Виктор подошел к окну и смотрел на на павильон Трёх Граций, который возвышался в конце центральной аллеи собственного садика Марии Фёдоровны. Из Пилястрового кабинета был устроен сход с небольшим балконом, балюстрадой и мраморными статуями кентавров по краям лестницы, которая плавно переходила в чудесный партерный цветник, за цветником начинался сам садик. Между деревьев виднелась статуя Амура, скамейки с деревянным переплётом вместо сидений и спинок стояли под кустами шиповника. Редкие растения были снабжены небольшими табличками с описанием.
— Во времена Марии Фёдоровны собственный садик наверно представлял уникальное собрание растений. Императрица разбиралась в ботанике, знала латынь, она была первоклассным садоводом и цветоводом, что свойственно немкам, — Виктор вспомнил фрау Фабль и её ферму — милый сентиментальный уголок на зелёной террасе одного из трирских холмов, — на этих комнатах вдовствующей императрицы лежит флёр печали. Мария Фёдоровна и всегда-то была склонна к мрамору греческих и римских урн и изваяний, ей нравились надгробные памятники. Тишина, покой, уединение. Но при жизни Павла она не могла позволить себе так много тишины, как потом, когда осталась одна и выросли дети и не стало мужа. Она любила его и трагическая смерть, и то, что в смерти этой обвиняли их первенца, наследника престола цесаревича Александра, вероятно легло тяжким бременем на плечи этой замечательной женщины. Возможно, она обвиняла себя в чём-то, думала, что могла остановить, не допустить.
И всё-таки надо было жить. У неё оставался ещё её Павловск. До конца дней она не переставала заботиться о нём, украшать, и теперь, несмотря на то, что так мало оставила нам история, что во время Второй мировой всё здесь было уничтожено, незримое присутствие Марии Фёдоровны каким-то образом сохранилось. Может быть всё это из области фантастики, но, сначала ведь было решено вообще не поднимать Павловск из руин. Ленинграду было не до Павловска, и всё же именно с этого пригорода началось возрождение, Павловск стал первым музеем, который открылся для посетителей. Многое здесь утеряно навсегда, и не только война — была ещё и революция. Тогда Павловск принадлежал великому князю Константину, он не считался царской резиденцией и сначала не так пострадал. Но и отсюда забирали мебель и шторы для детских домов, игрушки царских детей. А потом спустя десятилетия уникальные вещи приобретённые Павлом Петровичем и Марией Фёдоровной в их заграничном путешествии распродавались с аукционов, потому что Советской России нужны были деньги для различных нужд, например укрепления органов государственной безопасности. Так при Молотове, кажется, продали гобелены из спальни царицы, они теперь в Америке.

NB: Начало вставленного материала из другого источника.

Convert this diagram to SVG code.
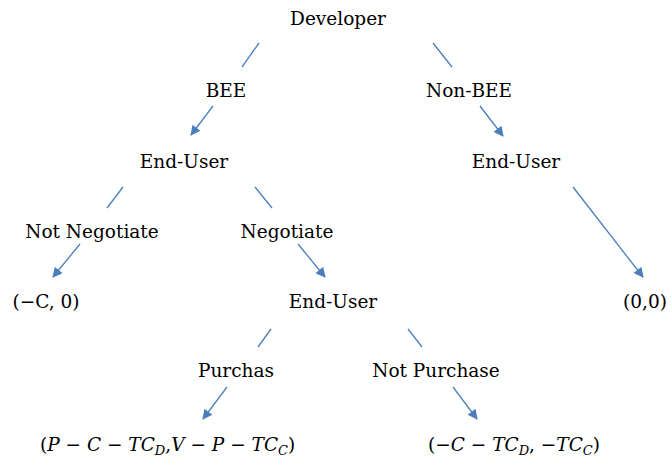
<svg xmlns="http://www.w3.org/2000/svg" width="672" height="464" viewBox="0 0 672 464">
<style>
text{font-family:"DejaVu Serif","Liberation Serif",serif;font-size:18.5px;fill:#000;text-anchor:middle}
.m{text-anchor:start}
.i{font-style:italic}
.s{font-size:13px;font-style:italic}
.e line{stroke:#4a7ebb;stroke-width:1.3;fill:none}
</style>
<defs>
<marker id="a" viewBox="0 0 10 10" refX="9" refY="5" markerWidth="11" markerHeight="10" orient="auto" markerUnits="userSpaceOnUse">
<path d="M0,0L10,5L0,10z" fill="#4a7ebb"/>
</marker>
</defs>
<rect width="672" height="464" fill="#fff"/>
<g id="n-developer"><text x="338" y="25">Developer</text></g>
<g id="n-bee"><text x="226" y="97">BEE</text></g>
<g id="n-nonbee"><text x="469" y="97">Non-BEE</text></g>
<g id="n-enduser1"><text x="184" y="168">End-User</text></g>
<g id="n-enduser2"><text x="516" y="168">End-User</text></g>
<g id="n-notneg"><text x="92" y="238">Not Negotiate</text></g>
<g id="n-neg"><text x="287" y="238">Negotiate</text></g>
<g id="n-payoff1"><text x="46" y="308">(−C, 0)</text></g>
<g id="n-enduser3"><text x="333" y="308">End-User</text></g>
<g id="n-payoff2"><text x="645" y="308">(0,0)</text></g>
<g id="n-purchas"><text x="236" y="377">Purchas</text></g>
<g id="n-notpurchase"><text x="436" y="377">Not Purchase</text></g>
<g id="n-payoff3"><text class="m" x="40" y="451">(<tspan class="i">P</tspan> − <tspan class="i">C</tspan> − <tspan class="i">TC</tspan><tspan class="s" dy="4">D</tspan><tspan dy="-4">,</tspan><tspan class="i">V</tspan> − <tspan class="i">P</tspan> − <tspan class="i">TC</tspan><tspan class="s" dy="4">C</tspan><tspan dy="-4">)</tspan></text></g>
<g id="n-payoff4"><text class="m" x="428" y="451">(−<tspan class="i">C</tspan> − <tspan class="i">TC</tspan><tspan class="s" dy="4">D</tspan><tspan dy="-4">, −</tspan><tspan class="i">TC</tspan><tspan class="s" dy="4">C</tspan><tspan dy="-4">)</tspan></text></g>
<g id="connectors" class="e">
<line x1="259" y1="43" x2="242" y2="67"/>
<line x1="433" y1="43" x2="452" y2="67"/>
<line x1="213" y1="106" x2="191" y2="135" marker-end="url(#a)"/>
<line x1="480" y1="106" x2="503" y2="136" marker-end="url(#a)"/>
<line x1="123" y1="187" x2="107" y2="208"/>
<line x1="255" y1="187" x2="272" y2="208"/>
<line x1="80" y1="244" x2="53" y2="277" marker-end="url(#a)"/>
<line x1="298" y1="244" x2="325" y2="277" marker-end="url(#a)"/>
<line x1="573" y1="187" x2="643" y2="277" marker-end="url(#a)"/>
<line x1="271" y1="329" x2="258" y2="347"/>
<line x1="408" y1="329" x2="422" y2="347"/>
<line x1="227" y1="387" x2="203" y2="419" marker-end="url(#a)"/>
<line x1="453" y1="387" x2="477" y2="419" marker-end="url(#a)"/>
</g>
</svg>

— Да, это всё не правильно, — сказала Ника.
— Много, что было сделано неправильно, иногда мне кажется, что я монархист.
— Правда!? Вы бы служили царю?
— Думаю что да, — подтвердил Виктор, — вернее России, но, поскольку такой возможности у меня нет, я пытаюсь служить российской экономике.
— Получается? — спросила Вероника Она посмотрела на него серьёзно, и Виктор поразился, какой взрослой она может быть. Ника — не ребёнок…
— Иногда получается, — ушел он от прямого ответа, но взгляда не отвёл, ему так нравились её зеленоватые глаза. — Иногда, — повторил он, — а случается, что и своя рубашка ближе к телу, никуда от этого не денешься.
— Это понятно.
— Чем занимается ваш отец? — вдруг без всякого перехода спросил Виктор.
— Он хирург, профессор, главный врач города, — улыбнулась Вероника, — управляет отделом здравоохранения.
— Впечатляет. Очень строгий?
— Очень, но справедливый. Он никогда не наказывал меня, даже пальцем ни разу не тронул.
— Разве отец может наказать дочь?
— Может, у меня есть подруги, которым не так повезло с родителями, как мне.